Gold fever brought him to Western Australia in the 1890s but he soon became disillusioned with the amount of gold easily won and opened a store in Northam supplying the railway workers engaged in constructing the Kalgoorlie pipeline. Nearby was the Millington Brickworks where he made pottery as an artist potter.
Stoneware clay was brought from Victoria, and coal to fire the stoneware was brought from Newcastle, as the local coal did not generate enough heat to vitrify the clay. Courtland’s partner in the store gambled it away one night and Courtland and his young wife Kathleen Riley, daughter of the editor of the Northam Advertiser, left Northam to work in a pottery in the south west near Bunbury, Western Australia, possibly Capel Potteries. A piece made at this time is still in the collection of the family. This is large footed bowl with applied motifs depicting Shakespeare, Queen Victoria and Prince Albert.

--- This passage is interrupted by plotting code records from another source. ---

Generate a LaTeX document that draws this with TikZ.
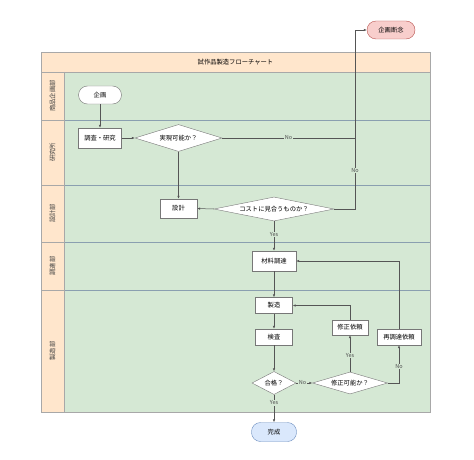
\documentclass[tikz,border=0pt]{standalone}
\usepackage{fontspec}
\setmainfont{Noto Sans CJK JP}
\usetikzlibrary{shapes.geometric,arrows.meta}
\definecolor{lanegreen}{HTML}{D5E8D4}
\definecolor{headorange}{HTML}{FFE6CC}
\definecolor{frame}{HTML}{A8A8A8}
\definecolor{sep}{HTML}{8A9FB0}
\definecolor{ln}{HTML}{555555}
\definecolor{pinkf}{HTML}{F8CECC}
\definecolor{pinkd}{HTML}{B85450}
\definecolor{bluef}{HTML}{DAE8FC}
\definecolor{blued}{HTML}{6C8EBF}
\tikzset{
  txt/.style={font=\fontsize{6.3}{7}\selectfont},
  box/.style={txt, rectangle, draw=ln!80, fill=white, inner sep=0pt},
  term/.style={txt, rectangle, rounded corners=9pt, draw=ln!80, fill=white, inner sep=0pt},
  dia/.style={txt, diamond, draw=ln!80, fill=white, inner sep=0pt},
  conn/.style={draw=ln, line width=0.5pt},
  arr/.style={conn, -{Latex[length=3pt,width=2.4pt]}},
  lbl/.style={font=\fontsize{5.5}{6}\selectfont, fill=lanegreen, inner sep=0.6pt, text=ln!90!black},
  lanelbl/.style={txt, rotate=90, text=black!75},
}
\begin{document}
\begin{tikzpicture}[x=1pt,y=-1pt]
\useasboundingbox (0,0) rectangle (474,460);
% frame
\fill[headorange] (41,52) rectangle (430,72);
\fill[headorange] (41,72) rectangle (64,412);
\fill[lanegreen] (64,72) rectangle (430,412);
\foreach \yy in {120,185,242,290}{
  \draw[frame, line width=0.5pt] (41,\yy) -- (64,\yy);
  \draw[sep, line width=0.5pt] (64,\yy) -- (430,\yy);
}
\draw[frame, line width=0.6pt] (41,52) rectangle (430,412);
\draw[frame, line width=0.5pt] (41,72) -- (430,72);
\draw[frame, line width=0.5pt] (64,72) -- (64,412);
\node[txt] (title) at (235.5,62) {試作品製造フローチャート};
\node[lanelbl] (l1) at (52.5,96) {商品企画部};
\node[lanelbl] (l2) at (52.5,152.5) {研究所};
\node[lanelbl] (l3) at (52.5,213.5) {設計部};
\node[lanelbl] (l4) at (52.5,266) {調達部};
\node[lanelbl] (l5) at (52.5,351) {製造部};
% nodes
\node[term, minimum width=43pt, minimum height=18pt] (kikaku) at (100,95) {企画};
\node[term, fill=pinkf, draw=pinkd, minimum width=48pt, minimum height=18pt] (dannen) at (391,30) {企画断念};
\node[box, minimum width=43pt, minimum height=20pt] (chousa) at (100,138) {調査・研究};
\node[dia, aspect=3.2, minimum width=87pt, minimum height=27pt] (jitsu) at (178.5,138) {実現可能か？};
\node[box, minimum width=37pt, minimum height=19pt] (sekkei) at (178.5,208.5) {設計};
\node[dia, aspect=5, minimum width=120pt, minimum height=24pt] (cost) at (274,209) {コストに見合うものか？};
\node[box, minimum width=44pt, minimum height=20pt] (zairyo) at (274,261) {材料調達};
\node[box, minimum width=37pt, minimum height=16pt] (seizo) at (274,305.5) {製造};
\node[box, minimum width=37pt, minimum height=16pt] (kensa) at (274,337) {検査};
\node[box, minimum width=36pt, minimum height=15pt] (shusei) at (350,327.5) {修正依頼};
\node[box, minimum width=44pt, minimum height=16pt] (saichou) at (399,337) {再調達依頼};
\node[dia, aspect=1.9, minimum width=44pt, minimum height=23pt] (gokaku) at (274,383) {合格？};
\node[dia, aspect=3.4, minimum width=75pt, minimum height=22pt] (shukano) at (350,383) {修正可能か？};
\node[term, fill=bluef, draw=blued, minimum width=45pt, minimum height=19pt] (kansei) at (274,432) {完成};
\coordinate (j1) at (355,138);
\coordinate (j2) at (355,30);
\coordinate (j3) at (355,209);
% connectors
\draw[arr] (kikaku) -- (chousa);
\draw[arr] (chousa) -- (jitsu);
\draw[arr] (jitsu) -- (sekkei);
\draw[arr] (jitsu.east) -- node[lbl, pos=0.5] {No} (j1) -- (j2) -- (dannen.west);
\draw[conn] (cost.east) -- (j3) -- node[lbl, pos=0.54] {No} (j1);
\draw[arr] (cost.west) -- (sekkei.east);
\draw[arr] (cost.south) -- node[lbl, pos=0.45] {Yes} (zairyo.north);
\draw[arr] (zairyo) -- (seizo);
\draw[arr] (seizo) -- (kensa);
\draw[arr] (kensa) -- (gokaku);
\draw[arr] (gokaku.east) -- node[lbl, pos=0.4] {No} (shukano.west);
\draw[arr] (shukano.north) -- node[lbl, pos=0.45] {Yes} (shusei.south);
\draw[arr] (shusei.north) |- (seizo.east);
\draw[arr] (shukano.east) -| node[lbl, pos=0.72] {No} (saichou.south);
\draw[arr] (saichou.north) |- (zairyo.east);
\draw[arr] (gokaku.south) -- node[lbl, pos=0.3] {Yes} (kansei.north);
\end{tikzpicture}
\end{document}
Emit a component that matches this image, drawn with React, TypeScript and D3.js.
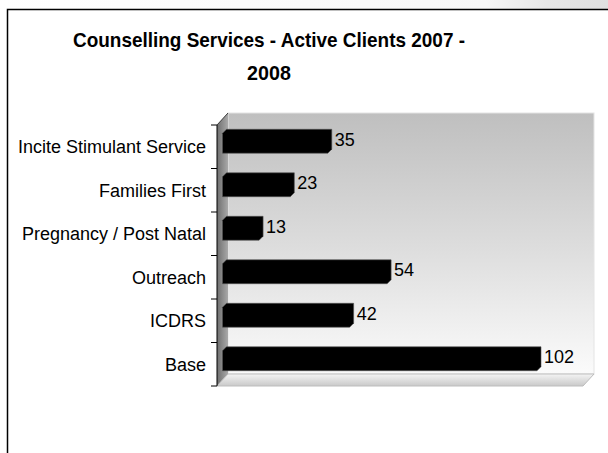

The motifs had been slip cast into carved cuttlefish moulds, a technique commonly used by jewellers.
In 1900 Courtland bought the property in Belmont where the pottery stands today. In 1902 he teamed up with a builder Samuel Pedersen to form the Courtland and Pedersen Sydney Pottery Works. The premises were only a shed. As they prospered the front of the building was extended and improved. Pedersen left after about seven years.
The work was thrown on kick wheels converted to electricity in 1906. The same wheels continued to be used. The original wares were garden pottery, domestic bread crocks and hotel bread crocks (to take ten loaves at a time), acid jars – covered with wicker work by the nearby Blind Institute in Maylands, pickling pots and ten gallon vessels for ginger beer. The majority of the production was salt-glazed stoneware similar to that produced at the Eastern States potteries – Bendigo, Fowlers and others. The clay was imported from Campbellfield in Victoria. The salt glazed pottery was fired in a large, round downdraft kiln fuelled with coal and finished with wood. These practical general-purpose lines were stamped Pedersen/Sydney Pottery Works/Belmont Western Australia or SPW. These wares were undertaken until 1942. Courtland kept up an allegiance to Sydney, which he visited every second year.
Courtland considered himself an artist potter. In 1906 he won a medal at the 'Chamber of Manufactures Exhibition’ in Perth with a moulded head of King Edward. He produced an extensive range of 'artwares’ such as vases and birdbaths with moulded decorations. These were made of earthenware, fired in a double-chamber, up-draught bottle-shaped kiln and glazed with a clear lead-based majolica, coloured with various oxides to produce browns, bright greens and greys. The clear glaze designed to melt between 950 and 1050 enhanced the rich terracotta of the local earth. This type of work was produced until at least 1925-26.
Marks used on the pottery include: “G. R. Courtland” (inscribed) from 1895-11, “Courtland and Pedersen Sydney Pottery Works Belmont, W.” (impressed stamp) from 1903-11, “SPW” from 1903-11, “Sydney Pottery Works” and “Courts Astral Ware” 1913-40s.